When TBF Davies died, he left specific instructions that his racing yacht should be scuttled off Guernsey. Davies himself had been born on Guernsey – and lived there – but had died in Durban five years before his wishes were carried out.
The Westward, as it was called, had been built at Rhode Island and once belonged to the Kaiser. Worth £60,000 (around £2.3m today), it had frequently raced against King George V’s yacht, Britannia, and was well-known in Dartmouth where it was berthed.
Indeed, it was so well-loved that despite the fact the date of its sinking had been kept a secret until the very last moment, Dartmouth residents had turned out to see it off and, according to the Western Morning News, “The smoke of the tug [that took Westward] along the estuary was so dense that some local people believed a smoke screen was being thrown out to hide the schooner’s departure.”
A report in The Times read,
In accordance with the owner’s will, two members of the crew, Skipper Aldis and the sailmaker, Mr James Foster, were the last to be on board. Two souvenirs were taken from the Westward – the wheel and a punt.
The Western Morning News described the sinking in more detail:
Preliminaries completed, the explosives in the hold of the vessel were detonated by means of a switch from the cabin of the tug and also by a time fuse. There was a loud roar as the explosion took place, with clouds of smoke billowing in mushroom fashion into the clear sky, intermingled with pieces of timber which fell over a wide area of the sea. Westward gradually settled and disappeared from the view of the men watching in the tug, leaving only a few floating spars.
Davies was a millionaire who had made his fortune as a stevedore (dock worker who loads and unloads ships) in South Africa.
On this day in 1975…
Point Law ran aground off Alderney
Point Law was an oil tanker owned by Shell Mex and BP, which had been built at the Hall, Russell & Co yard in Aberdeen, Scotland, in 1967. Less than 10 years later she ran aground Le Puits Jervais rocks off Alderney.
Point Law had not long left Guernsey, bound for the Isle of Grain, when it ran around in rough weather. Although her beaching was unfortunate, it could have been worse. She was sailing away from the Channel Islands at the time, having already put in at St Sampson and offloaded her cargo. She was therefore empty and there was nothing to spill into the sea.
The tanker had been sailing a crew of 12 men. Six of these were immediately rescued by the Guernsey lifeboat. The remainder stayed on the ship in hope that it could be refloated on the incoming tide.
Unfortunately, their hopes were in vain as the weather only got worse.
Punctured… and doomed
When it became obvious that the rocks had pierced each of her compartments and refloating would not be possible, the last six crew members were taken to Alderney by helicopter. Point Law was then left alone to be wrecked on the rocks.
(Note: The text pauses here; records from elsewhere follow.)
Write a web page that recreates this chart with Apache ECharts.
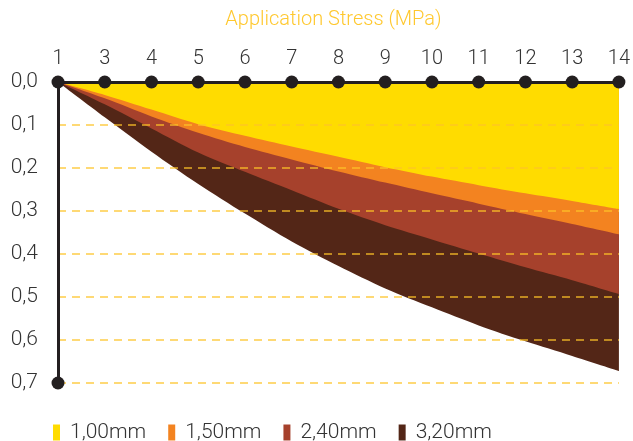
<!DOCTYPE html>
<html>
<head>
<meta charset="utf-8">
<script src="https://cdn.jsdelivr.net/npm/echarts@6/dist/echarts.min.js"></script>
<style>
html,body{margin:0;padding:0;background:#fff;}
#c{width:633px;height:441px;}
</style>
</head>
<body>
<div id="c"></div>
<script>
// Application stress (MPa) categories
var categories = ['1','3','4','5','6','7','8','9','10','11','12','13','14'];
// deformation per thickness
var s100 = [0, 0.030, 0.064, 0.098, 0.125, 0.150, 0.174, 0.198, 0.220, 0.240, 0.259, 0.277, 0.296];
var s150 = [0, 0.038, 0.080, 0.118, 0.151, 0.180, 0.208, 0.234, 0.259, 0.283, 0.307, 0.330, 0.354];
var s240 = [0, 0.052, 0.108, 0.164, 0.209, 0.252, 0.295, 0.333, 0.366, 0.399, 0.431, 0.461, 0.493];
var s320 = [0, 0.082, 0.162, 0.237, 0.306, 0.371, 0.428, 0.480, 0.524, 0.566, 0.603, 0.637, 0.672];
var seriesNames = ['1,00mm','1,50mm','2,40mm','3,20mm'];
var yMin = 0, yMax = 0.7, yStep = 0.1;

var FONT = 'Roboto';
var colors = ['#FFDC00','#F38320','#A6412C','#532617'];
var allSeries = [s100, s150, s240, s320];

var series = [];
for (var i = allSeries.length - 1; i >= 0; i--) {
  series.push({
    name: seriesNames[i],
    type: 'line',
    data: allSeries[i],
    smooth: 0.3,
    showSymbol: false,
    symbol: 'none',
    lineStyle: {width: 0},
    areaStyle: {color: colors[i], opacity: 1},
    itemStyle: {color: colors[i]},
    z: 2,
    silent: true
  });
}
// axis dots
var dots = categories.map(function(c){ return [c, yMin]; });
dots.push([categories[0], yMax]);
series.push({
  type: 'scatter',
  data: dots,
  symbol: 'circle',
  symbolSize: 13,
  itemStyle: {color: '#231F20', opacity: 1},
  z: 10,
  silent: true
});

var chart = echarts.init(document.getElementById('c'), null, {renderer: 'canvas'});
chart.setOption({
  animation: false,
  backgroundColor: '#fff',
  color: colors,
  grid: {left: 58, right: 11, top: 82, bottom: 58, containLabel: false},
  legend: {
    data: seriesNames,
    left: 48,
    top: 417,
    icon: 'rect',
    itemWidth: 7,
    itemHeight: 16,
    itemGap: 22,
    textStyle: {fontFamily: FONT, fontSize: 21, fontWeight: 300, color: '#333', padding: [0,0,0,5]}
  },
  xAxis: {
    type: 'category',
    position: 'top',
    data: categories,
    boundaryGap: false,
    name: 'Application Stress (MPa)',
    nameLocation: 'middle',
    nameGap: 52,
    nameTextStyle: {fontFamily: FONT, fontSize: 20, fontWeight: 300, color: '#FFC82E', padding: [0,10,0,0]},
    axisLine: {show: true, lineStyle: {color: '#231F20', width: 3}},
    axisTick: {show: false},
    axisLabel: {fontFamily: FONT, fontSize: 20, fontWeight: 300, color: '#333', margin: 13, interval: 0},
    splitLine: {show: false},
    z: 6
  },
  yAxis: {
    type: 'value',
    inverse: true,
    min: yMin,
    max: yMax,
    interval: yStep,
    axisLine: {show: true, lineStyle: {color: '#231F20', width: 3}},
    axisTick: {show: false},
    axisLabel: {
      fontFamily: FONT, fontSize: 21, fontWeight: 300, color: '#333', margin: 20,
      formatter: function(v){ return v.toFixed(1).replace('.', ','); }
    },
    splitLine: {show: true, lineStyle: {color: 'rgba(253,196,40,0.85)', width: 1.5, type: [8,6]}},
    z: 5
  },
  series: series
});
</script>
</body>
</html>
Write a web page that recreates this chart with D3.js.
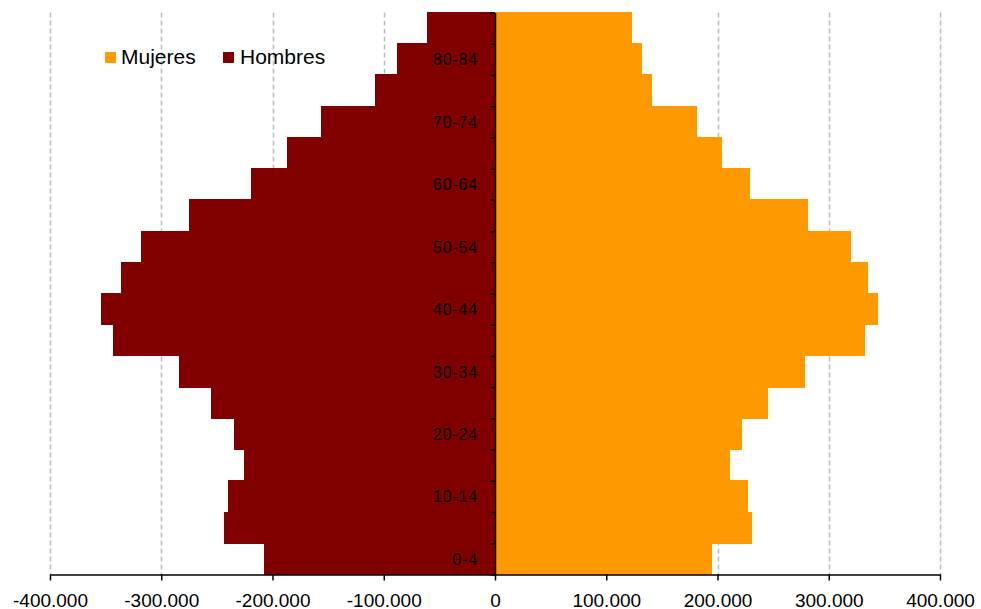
<!DOCTYPE html>
<html>
<head>
<meta charset="utf-8">
<script src="https://cdn.jsdelivr.net/npm/d3@7"></script>
<style>
  html, body { margin: 0; padding: 0; background: #fff; }
  svg { display: block; font-family: "Liberation Sans", Arial, sans-serif; }
</style>
</head>
<body>
<svg id="chart" width="981" height="609"></svg>
<script>
const ages = ["0-4","5-9","10-14","15-19","20-24","25-29","30-34","35-39","40-44","45-49","50-54","55-59","60-64","65-69","70-74","75-79","80-84","85+"];
const hombres = [208000, 244000, 240000, 226000, 235000, 255000, 284000, 343000, 354000, 336000, 318000, 275000, 219000, 187000, 156000, 108000, 88000, 61000];
const mujeres = [195000, 231000, 227000, 211000, 222000, 245000, 279000, 333000, 344000, 335000, 320000, 281000, 229000, 204000, 182000, 141000, 132000, 123000];
const xTicks = [-400000, -300000, -200000, -100000, 0, 100000, 200000, 300000, 400000];
const seriesNames = ["Mujeres", "Hombres"];
const seriesColors = ["#ff9900", "#800000"];

const svg = d3.select("#chart");
const x = d3.scaleLinear().domain([-400000, 400000]).range([50, 940]);
const y = d3.scaleBand().domain(ages).range([574.5, 12.5]).padding(0);
const yIdx = d3.scaleLinear().domain([0, ages.length]).range([574.5, 12.5]);

const loc = d3.formatLocale({decimal: ",", thousands: ".", grouping: [3], currency: ["", ""], minus: "-"});
const fmt = loc.format(",");

// gridlines
svg.append("g").selectAll("line")
  .data(xTicks.filter(d => d !== 0))
  .join("line")
  .attr("x1", d => Math.round(x(d)) + 0.5)
  .attr("x2", d => Math.round(x(d)) + 0.5)
  .attr("y1", 12.5).attr("y2", 574.5)
  .attr("stroke", "#bdbdbd").attr("stroke-width", 1.5)
  .attr("stroke-dasharray", "5,3");

// bars
const rows = ages.map((a, i) => ({age: a, h: hombres[i], m: mujeres[i]}));
svg.append("g").attr("shape-rendering", "crispEdges").selectAll("rect").data(rows).join("rect")
  .attr("x", d => x(-d.h)).attr("width", d => x(0) - x(-d.h))
  .attr("y", d => y(d.age) - 0.5).attr("height", y.bandwidth() + 1)
  .attr("fill", seriesColors[1]);
svg.append("g").attr("shape-rendering", "crispEdges").selectAll("rect").data(rows).join("rect")
  .attr("x", x(0)).attr("width", d => x(d.m) - x(0))
  .attr("y", d => y(d.age) - 0.5).attr("height", y.bandwidth() + 1)
  .attr("fill", seriesColors[0]);

// x axis
const xAxis = svg.append("g").attr("transform", "translate(0,574.5)")
  .call(d3.axisBottom(x).tickValues(xTicks).tickSize(6).tickSizeOuter(0).tickFormat(fmt));
xAxis.select(".domain").attr("stroke", "#000").attr("stroke-width", 1.5);
xAxis.selectAll(".tick line").attr("stroke", "#000").attr("stroke-width", 1.5);
xAxis.selectAll("text").attr("font-size", 19).attr("fill", "#000").attr("dy", 0).attr("y", 32)
  .attr("font-family", "Liberation Sans, Arial, sans-serif");

// y axis (ticks at band boundaries)
const yAxis = svg.append("g").attr("transform", `translate(${x(0)},0)`)
  .call(d3.axisLeft(yIdx).ticks(ages.length).tickSize(5).tickSizeOuter(0).tickFormat(""));
yAxis.select(".domain").attr("stroke", "#000").attr("stroke-width", 1.5);
yAxis.selectAll(".tick line").attr("stroke", "#000").attr("stroke-width", 1.5);

// y labels every other band
svg.append("g").selectAll("text")
  .data(ages.filter((a, i) => i % 2 === 0))
  .join("text")
  .attr("x", x(0) - 17)
  .attr("y", d => y(d) + y.bandwidth() / 2 + 6)
  .attr("text-anchor", "end")
  .attr("font-size", 16)
  .attr("letter-spacing", "0.8px")
  .attr("fill", "#000")
  .text(d => d);

// legend
const legend = svg.append("g");
const legPos = [{sx: 105, tx: 121}, {sx: 223, tx: 240}];
seriesNames.forEach((n, i) => {
  legend.append("rect").attr("x", legPos[i].sx).attr("y", 52).attr("width", 11).attr("height", 11)
    .attr("fill", seriesColors[i]);
  legend.append("text").attr("x", legPos[i].tx).attr("y", 63.5)
    .attr("font-size", 21).attr("fill", "#000").text(n);
});
</script>
</body>
</html>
One of four tankers built by Hall, Russell & Co for Shell Mex BP, Point Law had been at sea just eight years when she ran aground. She had a gross tonnage of 1529 tons, length of 240 feet and breadth of 40 feet. The name “Point Law” was taken from a BP oil depot.
Guernsey Post issued a 34p stamp depicting Point Law on the rocks in May 1987 as part of a series depicting Alderney shipwrecks.